Dukett argued that the legislation would not actually soften CEQA requirements, as the review would simply occur through a local jurisdiction without as much involvement from the state.

Already today, the counties and cities are “the ones that are actually doing the on-the-ground, site-specific CEQA review,” she explained.

Following a “robust local process,” which can take up to a year to complete, the state then assesses the findings, makes comments and requests various conditions, according to Dukett.

“That will allow them to essentially issue an annual permit a lot quicker because it’s one less step,” she said. 

“And in many ways, it’s a duplicative step because there is still CEQA happening — it’s done by the local jurisdiction,” Dukett added.

But environmental groups argue that the bill “is contrary to the intent of the voters when they passed Proposition 64,” according to an August analysis from the State Assembly’s Appropriations Committee.

If the bill’s opponents end up suing in response to its passage, the state could weather hundreds of thousands of dollars in general fund costs, the document stated.

A separate analysis, from the Assembly Natural Resources Committee in July, expressed concern that “CEQA procedures for cannabis projects vary widely by county,” while casting doubt on the notion that state-level review “is burdensome or duplicative.”

The document concluded that “unconditionally relying on local CEQA reviews that are known to be inconsistent does not seem in keeping with Proposition 64’s lofty promises.”

Rosalie Pacula, a professor at the University of Southern California’s Price School of Public Policy, said she believes that loosening these environmental requirements wouldn’t even help small business owners.

Any step taken to cheapen the production of cannabis, she contended, would benefit larger growers, as “they can already produce more economically than the small producers.”

“Changing a regulation that is uniformly distributed across big and small growers doesn’t help the little guy at all,” said Pacula, who is also a senior fellow at the USC Schaeffer Center for Health Policy and Economics.

“This is a product that is an agricultural good, that can always be produced more cheaply at larger scale,” she added.

Dukett agreed that regardless of the potential shift in environmental review practices, small cannabis growers and retailers would face challenges up against larger corporations.

“It’s hard to compete right now — it definitely is,” she said, noting, however, that this is all the more reason to streamline the licensing process.

Enacting such a “minor change,” she explained, would be low-risk in terms of ecological impacts and could help pull people away from the illicit cannabis market, which she holds responsible for most of the environmental damage.

Illegal cannabis growth typically occurs up in the hills or in other remote areas, where growers end up clearing forests and using prohibited pesticides, according to Dukett.

Such activity, she stressed, can cause long-term damage to the land pollute Northern California streams that serve as tributaries for the rest of the state’s drinking water supply.

“We really need to make sure that we’re looking at where the real environmental degradation is happening — and the worst of the worst is not the legal market,” Dukett said.

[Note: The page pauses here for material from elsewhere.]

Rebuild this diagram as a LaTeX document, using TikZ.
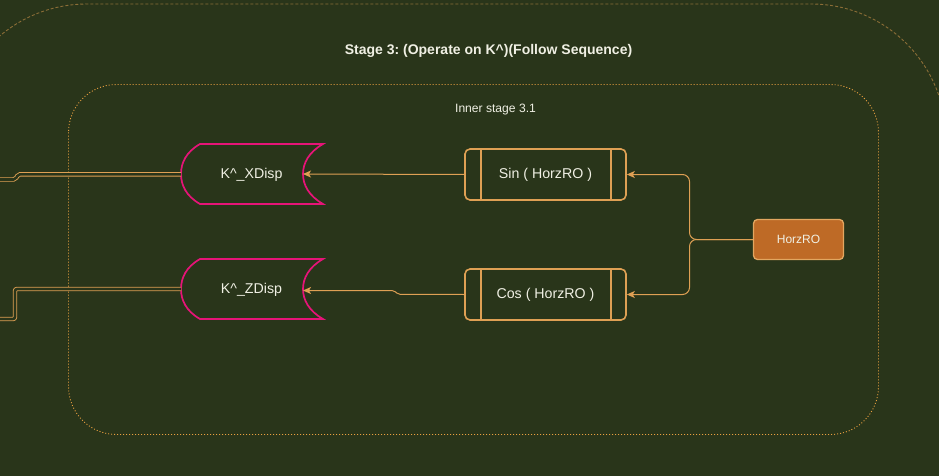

“From a local perspective and a state perspective, it’s important that we make sure that we have a system that works and that people can get licensed,” she added.

Pacula argued, however, that the changes wouldn’t make that system work and that supporting small businesses would mean promoting “a less efficient version of growing cannabis.” 

One way to level the costs, for example, would be to make their loans cheaper by giving them a more advantageous interest rate, Pacula explained.

“That’s the best you can do for the little guy,” she added.

But Pacula also said she disagrees with the entire premise of encouraging more cannabis growers in California right now, as the state already has a glut in supply.

California should not be increasing cannabis cultivation until the state is legally allowed to export the product, she contended.

“We have overproduced for our marketplace, so all you’re going to do is shift prices down further and push more people out of business,” Pacula added.